Amendment 206 would allow a tenant to pay rent to the ombudsman rather than their landlord if the landlord had failed to meet legal requirements on housing quality. I strongly agree with the desire of the noble Baroness, Lady Jones, to ensure that landlords remedy hazards in good time—we all know the outcome when that does not happen—but I feel that the Bill’s existing provisions are the best way to achieve that. The Bill will allow private rented sector tenants to challenge their landlord through the courts if they fail to comply with the Awaab’s law requirements, such as timescales for remedying hazards. Alongside that, it will allow us to apply the decent homes standard to the private rented sector, which is an important move.
The PRS landlord ombudsman will provide a new route of redress for tenants and will be able to investigate complaints about standards and repairs. The Bill will also strengthen rent repayment orders, including by increasing from 12 months to two years the amount of rent that a tribunal will be able to award a tenant. Tenants can seek rent to be repaid where a relevant offence has been committed, including offences related to housing standards, such as failing to comply with an improvement notice.

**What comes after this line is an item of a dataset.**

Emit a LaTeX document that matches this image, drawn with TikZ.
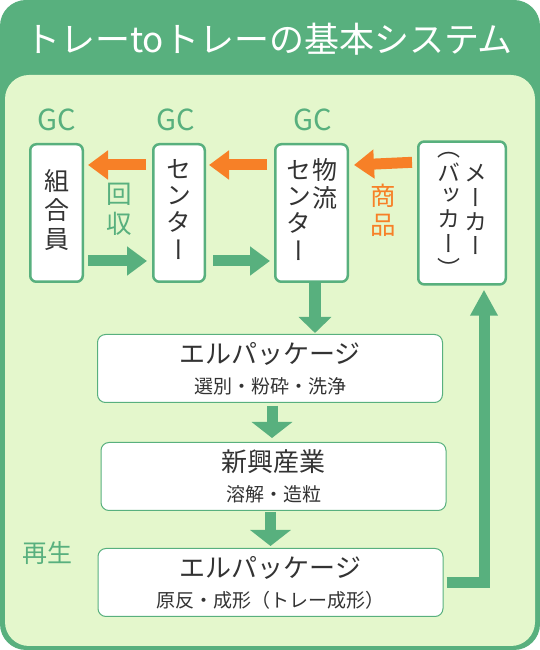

The amendment has the potential to be administratively complex and risks unintended consequences that might lead inadvertently to worse outcomes for tenants. For example, rent being held by the ombudsman could delay repairs in some cases if it made it more difficult for landlords to fund the required works, a point that I believe the noble Baroness, Lady Scott, referred to. Existing measures in the Bill place legal expectations on landlords about the quality of their properties and give tenants access to compensation if their landlords have not met obligations in relation to standards, as well as providing mechanisms through which landlords can be required to carry out repairs. I therefore ask the noble Baroness to withdraw the amendment.
My Lords, I thank the Minister for her response, and those who have taken part in this short but perfectly formed debate. I thank the noble Baroness, Lady Coffey, in particular for her support for the amendment. It is something we might come back to and look at the working of down the track. I also thank her for the fascinating tale of student days which, I think, took many of us back to our own student days. I think there was an expression of support from the noble Baroness, Lady Scott, for the intention if not the exact drafting of the amendment. I would stress that we are not wedded to the precise drafting, as we are in Committee; we would be delighted to work on the detail of the drafting as we go forward.
In response to the Minister’s response, I am afraid there is a phrase that I am sure is in the Civil Service handbook: “inadvertent consequences”. That seems to be the response that every Minister gives. More substantively, what the Minister said is that tenants can challenge through the courts and appeal to the ombudsman, and orders for action can be done. Those are all things that have differential levels of access depending on people’s capacity, people’s awareness, people’s ability to access those things—their time and energy and costs. The action proposed by this Amendment 206, however, is a really straightforward and simple way to give tenants the power to have control and agency for themselves, not relying on other bodies.
Having said all that, this is of course Committee, and I beg leave to withdraw the amendment while reserving the ability to come back on Report.